* Prompt *
Transcribe the material verbatim in full; the pictures do not belong in the copy.

◇ ◇ ◇

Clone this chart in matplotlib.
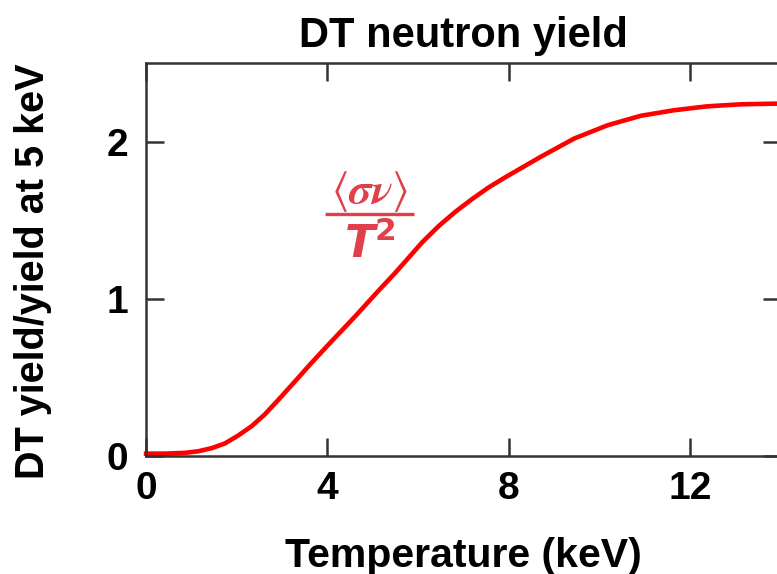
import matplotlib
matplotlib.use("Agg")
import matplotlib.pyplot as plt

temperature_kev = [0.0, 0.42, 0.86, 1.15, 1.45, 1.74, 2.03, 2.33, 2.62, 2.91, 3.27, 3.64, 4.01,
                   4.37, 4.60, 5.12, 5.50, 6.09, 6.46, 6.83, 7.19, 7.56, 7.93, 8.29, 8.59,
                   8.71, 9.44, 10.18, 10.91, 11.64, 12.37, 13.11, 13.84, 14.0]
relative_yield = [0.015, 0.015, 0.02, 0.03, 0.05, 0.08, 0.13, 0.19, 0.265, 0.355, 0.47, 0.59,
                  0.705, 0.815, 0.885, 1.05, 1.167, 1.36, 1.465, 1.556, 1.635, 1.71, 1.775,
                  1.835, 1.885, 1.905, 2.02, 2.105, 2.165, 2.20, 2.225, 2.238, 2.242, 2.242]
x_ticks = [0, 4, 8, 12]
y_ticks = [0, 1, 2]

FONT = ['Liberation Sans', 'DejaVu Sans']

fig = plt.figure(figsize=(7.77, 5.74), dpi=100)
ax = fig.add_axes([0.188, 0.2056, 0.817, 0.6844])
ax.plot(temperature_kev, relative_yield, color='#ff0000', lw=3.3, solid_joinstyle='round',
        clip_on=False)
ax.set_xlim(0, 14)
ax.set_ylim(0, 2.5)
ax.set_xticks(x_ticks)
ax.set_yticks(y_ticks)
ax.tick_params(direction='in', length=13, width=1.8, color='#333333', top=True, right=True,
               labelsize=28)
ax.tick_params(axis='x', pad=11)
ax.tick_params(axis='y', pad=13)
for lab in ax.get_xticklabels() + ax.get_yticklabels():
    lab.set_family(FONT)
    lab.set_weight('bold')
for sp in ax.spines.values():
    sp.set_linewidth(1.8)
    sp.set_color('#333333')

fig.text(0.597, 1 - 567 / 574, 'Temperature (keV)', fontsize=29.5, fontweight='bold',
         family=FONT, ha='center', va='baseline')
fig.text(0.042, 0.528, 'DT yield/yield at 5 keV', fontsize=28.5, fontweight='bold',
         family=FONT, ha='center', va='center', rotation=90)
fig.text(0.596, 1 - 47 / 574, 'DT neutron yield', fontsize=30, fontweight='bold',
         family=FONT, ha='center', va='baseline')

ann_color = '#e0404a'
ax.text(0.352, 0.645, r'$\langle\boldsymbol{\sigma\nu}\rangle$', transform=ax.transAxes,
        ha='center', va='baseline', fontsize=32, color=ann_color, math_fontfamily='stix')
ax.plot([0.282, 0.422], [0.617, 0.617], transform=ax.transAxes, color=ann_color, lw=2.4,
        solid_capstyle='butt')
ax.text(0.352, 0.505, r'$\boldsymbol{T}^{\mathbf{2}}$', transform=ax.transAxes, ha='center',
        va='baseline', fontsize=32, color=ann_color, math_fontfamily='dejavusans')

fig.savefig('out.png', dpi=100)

◇ ◇ ◇

* Response to the exercise *
Clone this chart in matplotlib.
import matplotlib
matplotlib.use("Agg")
import matplotlib.pyplot as plt

temperature_kev = [0.0, 0.42, 0.86, 1.15, 1.45, 1.74, 2.03, 2.33, 2.62, 2.91, 3.27, 3.64, 4.01,
                   4.37, 4.60, 5.12, 5.50, 6.09, 6.46, 6.83, 7.19, 7.56, 7.93, 8.29, 8.59,
                   8.71, 9.44, 10.18, 10.91, 11.64, 12.37, 13.11, 13.84, 14.0]
relative_yield = [0.015, 0.015, 0.02, 0.03, 0.05, 0.08, 0.13, 0.19, 0.265, 0.355, 0.47, 0.59,
                  0.705, 0.815, 0.885, 1.05, 1.167, 1.36, 1.465, 1.556, 1.635, 1.71, 1.775,
                  1.835, 1.885, 1.905, 2.02, 2.105, 2.165, 2.20, 2.225, 2.238, 2.242, 2.242]
x_ticks = [0, 4, 8, 12]
y_ticks = [0, 1, 2]

FONT = ['Liberation Sans', 'DejaVu Sans']

fig = plt.figure(figsize=(7.77, 5.74), dpi=100)
ax = fig.add_axes([0.188, 0.2056, 0.817, 0.6844])
ax.plot(temperature_kev, relative_yield, color='#ff0000', lw=3.3, solid_joinstyle='round',
        clip_on=False)
ax.set_xlim(0, 14)
ax.set_ylim(0, 2.5)
ax.set_xticks(x_ticks)
ax.set_yticks(y_ticks)
ax.tick_params(direction='in', length=13, width=1.8, color='#333333', top=True, right=True,
               labelsize=28)
ax.tick_params(axis='x', pad=11)
ax.tick_params(axis='y', pad=13)
for lab in ax.get_xticklabels() + ax.get_yticklabels():
    lab.set_family(FONT)
    lab.set_weight('bold')
for sp in ax.spines.values():
    sp.set_linewidth(1.8)
    sp.set_color('#333333')

fig.text(0.597, 1 - 567 / 574, 'Temperature (keV)', fontsize=29.5, fontweight='bold',
         family=FONT, ha='center', va='baseline')
fig.text(0.042, 0.528, 'DT yield/yield at 5 keV', fontsize=28.5, fontweight='bold',
         family=FONT, ha='center', va='center', rotation=90)
fig.text(0.596, 1 - 47 / 574, 'DT neutron yield', fontsize=30, fontweight='bold',
         family=FONT, ha='center', va='baseline')

ann_color = '#e0404a'
ax.text(0.352, 0.645, r'$\langle\boldsymbol{\sigma\nu}\rangle$', transform=ax.transAxes,
        ha='center', va='baseline', fontsize=32, color=ann_color, math_fontfamily='stix')
ax.plot([0.282, 0.422], [0.617, 0.617], transform=ax.transAxes, color=ann_color, lw=2.4,
        solid_capstyle='butt')
ax.text(0.352, 0.505, r'$\boldsymbol{T}^{\mathbf{2}}$', transform=ax.transAxes, ha='center',
        va='baseline', fontsize=32, color=ann_color, math_fontfamily='dejavusans')

fig.savefig('out.png', dpi=100)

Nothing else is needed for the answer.